A riferirlo sono Die Zeit, la Süddeutsche Zeitung e l’emittente pubblica tedesca Ard. Gli investigatori di Berlino hanno raccolto prove sufficienti e un giudice istruttore della Corte federale di giustizia all’inizio di giugno ha dato il via libera alla cattura. I pm si sono allora rivolti alle autorità polacche nella speranza di poter arrestare il sospettato, Volodymyr Z., il quale come ultima residenza avrebbe scelto un sobborgo di Varsavia, in Polonia, uno dei Paesi che più di altri sostiene l’Ucraina nella resistenza contro Vladimir Putin. Nonostante il mandato di cattura consegnato al governo polacco, riferisce la Zeit, al momento l’uomo sarebbe ancora a piede libero.

L’indagine tedesca è suffragata da tracce sia di Dna che digitali oltre, ovviamente, a quanto emerso dall’analisi dei resti recuperati sul posto. Per capire la dinamica, torniamo a quel 26 settembre 2022 quando diverse esplosioni danneggiano i due gasdotti North Stream 1 e North Stream 2. Le immagini aeree mostrano le “bolle” nei punti delle deflagrazioni nei pressi dell’isola danese di Bornholm, nel Mar Baltico. In totale, quattro perdite. Secondo i magistrati tedeschi, a inizio settembre uno yacht a vela, un Bavaria Cruiser 50 chiamato Andromeda, salpa dal porto di Rostock con a bordo sei persone. Cinque uomini e una donna, tra cui – ovviamente – il principale sospettato. L’imbarcazione fa diverse tappe, si ferma in Danimarca, Svezia e Polonia, poi a un certo punto si ferma in mezzo al mare, fa scendere i sommozzatori che piazzano ordigni esplosivi sulle condutture del gasdotto a circo 80 metri di profondità.

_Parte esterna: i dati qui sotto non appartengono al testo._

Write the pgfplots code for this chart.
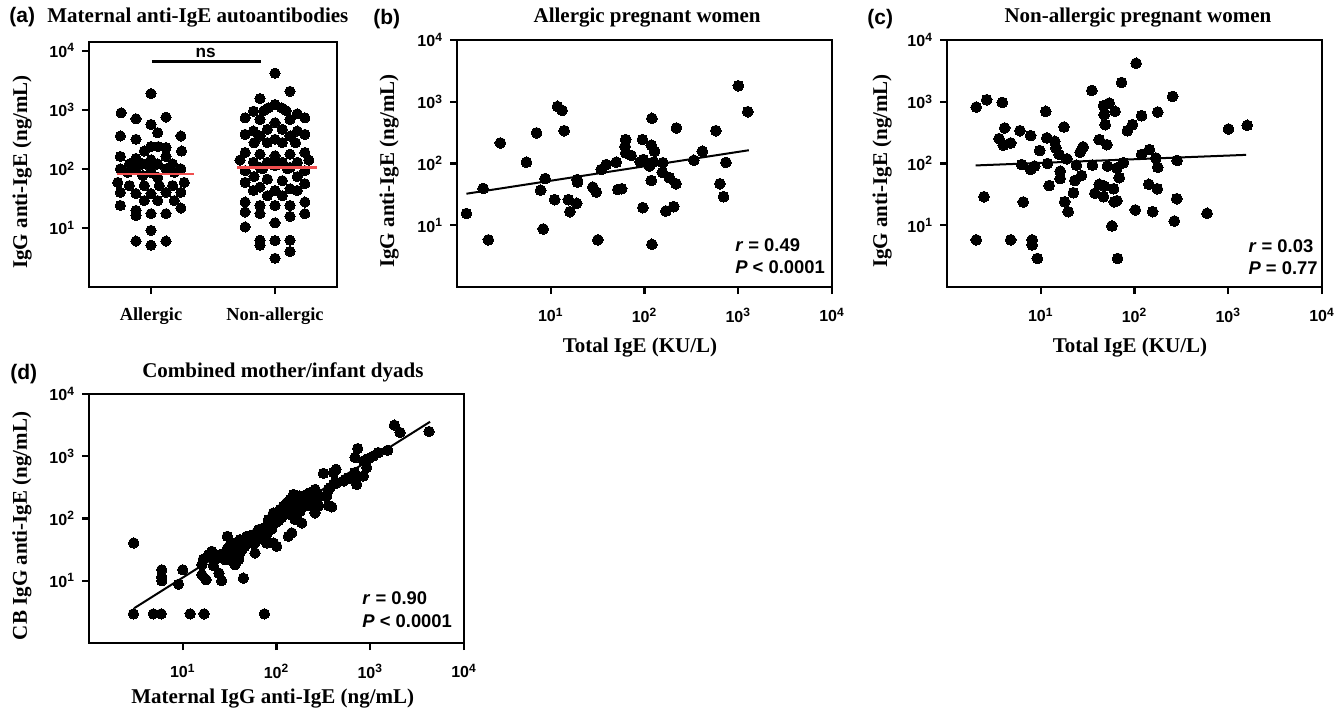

Le prime analisi, soprattutto in Italia, puntavano tutte contro Mosca. “Perché potrebbe esserci la Russia dietro ai sabotaggi dei gasdotti”, scriveva Formiche. “È difficile immaginarsi che sia stata una coincidenza”, diceva il premier danese Mette Frederiksen. Joseph Borrell, Alto rappresentante dell’Ue, parlò di “atto deliberato” che non poteva essere “una coincidenza”. E anche Charles Michel denunciava “il tentativo di destabilizzare ulteriormente l’approvvigionamento energetico della Ue”. L’idea di fondo era che Putin, pur danneggiando una infrastruttura di proprietà di Gazprom (il costo di riparazione era stimato in mezzo miliardo di euro), volesse fare pressione sui Paesi europei riducendo l’approvvigionamento di gas che in quei mesi era già difficoltoso e a costi sconsiderati. I giornali italiani ne erano quasi sicuri tanto da rilanciare nei titoli rilanciando l’accusa ucraina di un “attacco terroristico russo”.

Peccato che in realtà dietro “l’atto deliberato” per “destabilizzare” l’Europa pare ci fossero dei cittadini ucraini. I pm tedeschi hanno seguito le tracce lasciate sull’Andromeda, hanno analizzato il passaggio di un’auto ucraina a Rugen, controllato i nomi falsi, i cellulari registrati tutti insieme sulla costa del Mar Baltico, cercato una scuola di sub a Kiev e infine collegato i nominativi con le tracce di Dna lasciate sullo yacht. In fondo sei mesi dopo l’esplosione, prima il Washington Post e poi il New York Times avevano sollevato Mosca da ogni responsabilità e puntato il dito gruppi pro-Kiev. Scagionando al contempo anche la Cia che, per non farci mancare nulla, era stata accusata di aver spedito dei sommozzatori della Marina per colpire l’infrastruttura russa.